[Rows from a dataset of charts and code]
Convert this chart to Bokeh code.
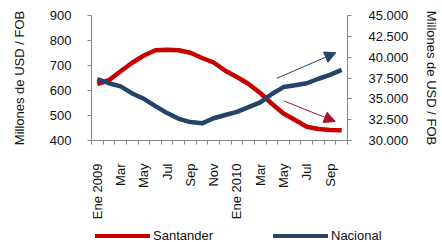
import math
from bokeh.plotting import figure
from bokeh.layouts import column
from bokeh.models import (Range1d, LinearAxis, FixedTicker, Arrow, NormalHead,
                          ColumnDataSource, Div)
from bokeh.embed import file_html
from bokeh.resources import INLINE

# ---------------- data ----------------
months = ["Ene 2009", "Feb", "Mar", "Abr", "May", "Jun", "Jul", "Ago", "Sep", "Oct", "Nov", "Dic",
          "Ene 2010", "Feb", "Mar", "Abr", "May", "Jun", "Jul", "Ago", "Sep", "Oct"]
santander = [626, 641, 677, 711, 740, 761, 763, 761, 751, 730, 712, 679,
             654, 626, 590, 547, 508, 482, 455, 446, 442, 441]
nacional = [37370, 36870, 36490, 35650, 35000, 34120, 33290, 32600, 32210, 32060, 32670, 33060,
            33430, 34010, 34580, 35580, 36410, 36640, 36870, 37410, 37870, 38470]
series_names = ["Santander", "Nacional"]
left_ticks = [400, 500, 600, 700, 800, 900]
right_ticks = [30000, 32500, 35000, 37500, 40000, 42500, 45000]
right_tick_labels = ["30.000", "32.500", "35.000", "37.500", "40.000", "42.500", "45.000"]
# trend arrows (month index, value)
arrow_nac = [15.45, 37480, 20.5, 40530]
arrow_san = [16.05, 558, 20.45, 476]

RED = "#C80000"
BLUE = "#26436A"
RED_ARROW = "#A8102C"
AXIS = "#868686"
TXT = "#111111"
FONT = "Liberation Sans"
FS = "13px"

x = list(range(len(months)))
src = ColumnDataSource(dict(x=x, san=santander, nac=nacional))

p = figure(width=442, height=222, output_backend="svg", toolbar_location=None,
           x_range=Range1d(-0.5, len(months) - 0.5),
           y_range=Range1d(left_ticks[0], left_ticks[-1]),
           min_border_left=91, min_border_right=88, min_border_top=15, min_border_bottom=76)
p.extra_y_ranges = {"nac": Range1d(right_ticks[0], right_ticks[-1])}
p.outline_line_color = None
p.xgrid.visible = False
p.ygrid.visible = False

# x axis
xa = p.xaxis[0]
xa.ticker = FixedTicker(ticks=x[::2], minor_ticks=[i - 0.5 for i in range(len(months) + 1)])
xa.major_label_overrides = {i: months[i] for i in x[::2]}
xa.major_label_orientation = math.pi / 2
xa.major_tick_line_color = None
xa.minor_tick_in = 0
xa.minor_tick_out = 4
xa.minor_tick_line_color = AXIS
xa.axis_line_color = AXIS
xa.major_label_standoff = 17

# left axis
ya = p.yaxis[0]
ya.ticker = FixedTicker(ticks=left_ticks, minor_ticks=[])
ya.axis_label = "Millones de USD / FOB"
ya.major_label_standoff = 16
ya.axis_label_standoff = 20

# right axis
ra = LinearAxis(y_range_name="nac", ticker=FixedTicker(ticks=right_ticks, minor_ticks=[]),
                axis_label="Millones de USD / FOB")
ra.major_label_overrides = {t: l for t, l in zip(right_ticks, right_tick_labels)}
ra.major_label_standoff = 17
ra.axis_label_standoff = 13
p.add_layout(ra, "right")

for ax in (ya, ra):
    ax.axis_line_color = AXIS
    ax.major_tick_line_color = AXIS
    ax.major_tick_in = 0
    ax.major_tick_out = 4
    ax.minor_tick_line_color = None
    ax.axis_label_text_font_style = "normal"
    ax.axis_label_text_font_size = FS
    ax.axis_label_text_font = FONT
    ax.axis_label_text_color = TXT
for ax in (xa, ya, ra):
    ax.major_label_text_font = FONT
    ax.major_label_text_font_size = FS
    ax.major_label_text_color = TXT

p.line("x", "san", source=src, line_color=RED, line_width=4.5, line_join="round")
p.line("x", "nac", source=src, y_range_name="nac", line_color=BLUE, line_width=4.5,
       line_join="round")

p.add_layout(Arrow(x_start=arrow_nac[0], y_start=arrow_nac[1], x_end=arrow_nac[2], y_end=arrow_nac[3],
                   y_range_name="nac", line_color=BLUE, line_width=1,
                   end=NormalHead(size=11, fill_color=BLUE, line_color=BLUE, line_width=1)))
p.add_layout(Arrow(x_start=arrow_san[0], y_start=arrow_san[1], x_end=arrow_san[2], y_end=arrow_san[3],
                   line_color=RED_ARROW, line_width=1,
                   end=NormalHead(size=11, fill_color=RED_ARROW, line_color=RED_ARROW, line_width=1)))

# legend strip along the bottom edge
legend_left = [95, 273]
parts = []
for name, color, lx in zip(series_names, [RED, BLUE], legend_left):
    parts.append(f"<div style='position:absolute;left:{lx}px;top:12px;width:55px;height:3.5px;"
                 f"background:{color}'></div>")
    parts.append(f"<div style='position:absolute;left:{lx + 58}px;top:6px;line-height:16px;"
                 f"white-space:nowrap'>{name}</div>")
html = ("<div style=\"position:relative;width:442px;height:20px;overflow:hidden;"
        f"font-family:'{FONT}';font-size:{FS};color:{TXT}\">" + "".join(parts) + "</div>")
leg = Div(text=html, width=442, height=20, margin=0)

layout = column(p, leg, spacing=0)
open("out.html", "w").write(file_html(layout, INLINE))
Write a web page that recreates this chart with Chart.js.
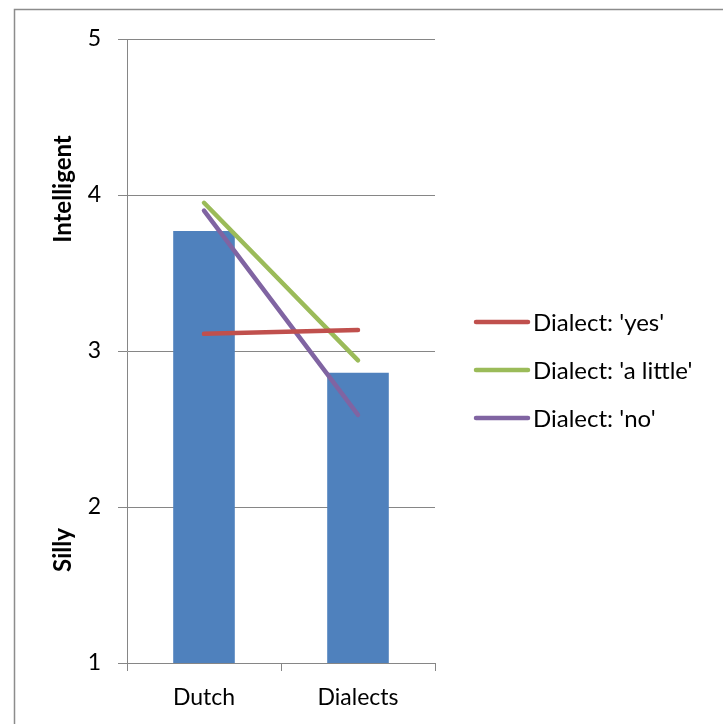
<!DOCTYPE html>
<html>
<head>
<meta charset="utf-8">
<script src="https://cdn.jsdelivr.net/npm/chart.js@4/dist/chart.umd.min.js"></script>
<style>
  html, body { margin: 0; padding: 0; background: #fff; }
  #wrap { width: 723px; height: 724px; position: relative; }
</style>
</head>
<body>
<div id="wrap"><canvas id="chart" width="723" height="724"></canvas></div>
<script>
const categories = ['Dutch', 'Dialects']
const overall = [3.77, 2.86]
const dialectYes = [3.11, 3.135]
const dialectLittle = [3.95, 2.94]
const dialectNo = [3.90, 2.59]
const seriesNames = ["Dialect: 'yes'", "Dialect: 'a little'", "Dialect: 'no'"]
const yTicks = [1, 2, 3, 4, 5]

const FONT = 'Lato, "Open Sans", sans-serif'

// frame, rotated axis labels and legend, drawn by hand like the Excel original
const extras = {
    id: 'extras',
    beforeDraw(chart) {
        const ctx = chart.ctx
        ctx.save()
        ctx.strokeStyle = '#8c8c8c'
        ctx.lineWidth = 1.5
        ctx.beginPath()
        ctx.moveTo(14.5, 724)
        ctx.lineTo(14.5, 9.5)
        ctx.lineTo(723, 9.5)
        ctx.stroke()
        ctx.restore()
    },
    afterDraw(chart) {
        const ctx = chart.ctx
        ctx.save()
        ctx.fillStyle = '#000'
        ctx.font = 'bold 24px ' + FONT
        ctx.textAlign = 'center'
        ctx.textBaseline = 'middle'
        ;[['Intelligent', 189], ['Silly', 550]].forEach(([t, y]) => {
            ctx.save()
            ctx.translate(63, y)
            ctx.rotate(-Math.PI / 2)
            ctx.fillText(t, 0, 0)
            ctx.restore()
        })
        // legend
        const lines = chart.data.datasets.filter((d) => d.type === 'line')
        ctx.font = '24px ' + FONT
        ctx.textAlign = 'left'
        lines.forEach((d, i) => {
            const y = 322 + i * 48
            ctx.strokeStyle = d.borderColor
            ctx.lineWidth = 4.5
            ctx.lineCap = 'round'
            ctx.beginPath()
            ctx.moveTo(476, y)
            ctx.lineTo(528, y)
            ctx.stroke()
            ctx.fillText(d.label, 533, y + 1)
        })
        ctx.restore()
    },
}

new Chart(document.getElementById('chart'), {
    type: 'bar',
    data: {
        labels: categories,
        datasets: [
            {
                label: seriesNames[0],
                type: 'line',
                data: dialectYes,
                borderColor: '#C0504D',
                borderWidth: 4.5,
                borderCapStyle: 'round',
                pointRadius: 0,
                order: 0,
            },
            {
                label: seriesNames[1],
                type: 'line',
                data: dialectLittle,
                borderColor: '#9BBB59',
                borderWidth: 4.5,
                borderCapStyle: 'round',
                pointRadius: 0,
                order: 0,
            },
            {
                label: seriesNames[2],
                type: 'line',
                data: dialectNo,
                borderColor: '#8064A2',
                borderWidth: 4.5,
                borderCapStyle: 'round',
                pointRadius: 0,
                order: 0,
            },
            {
                label: 'Overall',
                data: overall,
                backgroundColor: '#4F81BD',
                barPercentage: 0.4,
                categoryPercentage: 1,
                order: 1,
            },
        ],
    },
    options: {
        responsive: false,
        animation: false,
        layout: { padding: { left: 0, top: 39, right: 288, bottom: 0 } },
        plugins: { legend: { display: false }, tooltip: { enabled: false } },
        scales: {
            x: {
                offset: true,
                grid: {
                    offset: true,
                    drawOnChartArea: false,
                    color: '#868686',
                    tickLength: 8,
                },
                border: { color: '#868686' },
                ticks: { color: '#000', font: { family: FONT, size: 23 }, padding: 13 },
                afterFit: (s) => { s.height = 61 },
            },
            y: {
                min: 1,
                max: 5,
                afterBuildTicks: (s) => { s.ticks = yTicks.map((v) => ({ value: v })) },
                grid: { color: '#868686', tickLength: 9 },
                border: { color: '#868686' },
                ticks: { color: '#000', font: { family: FONT, size: 23 }, padding: 17 },
                afterFit: (s) => { s.width = 127 },
            },
        },
    },
    plugins: [extras],
})
</script>
</body>
</html>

### Aim:
Take every line that includes the string "this" and copy it.

### Full solution:
Convert this chart to Bokeh code.
Write a web page that recreates this chart with Chart.js.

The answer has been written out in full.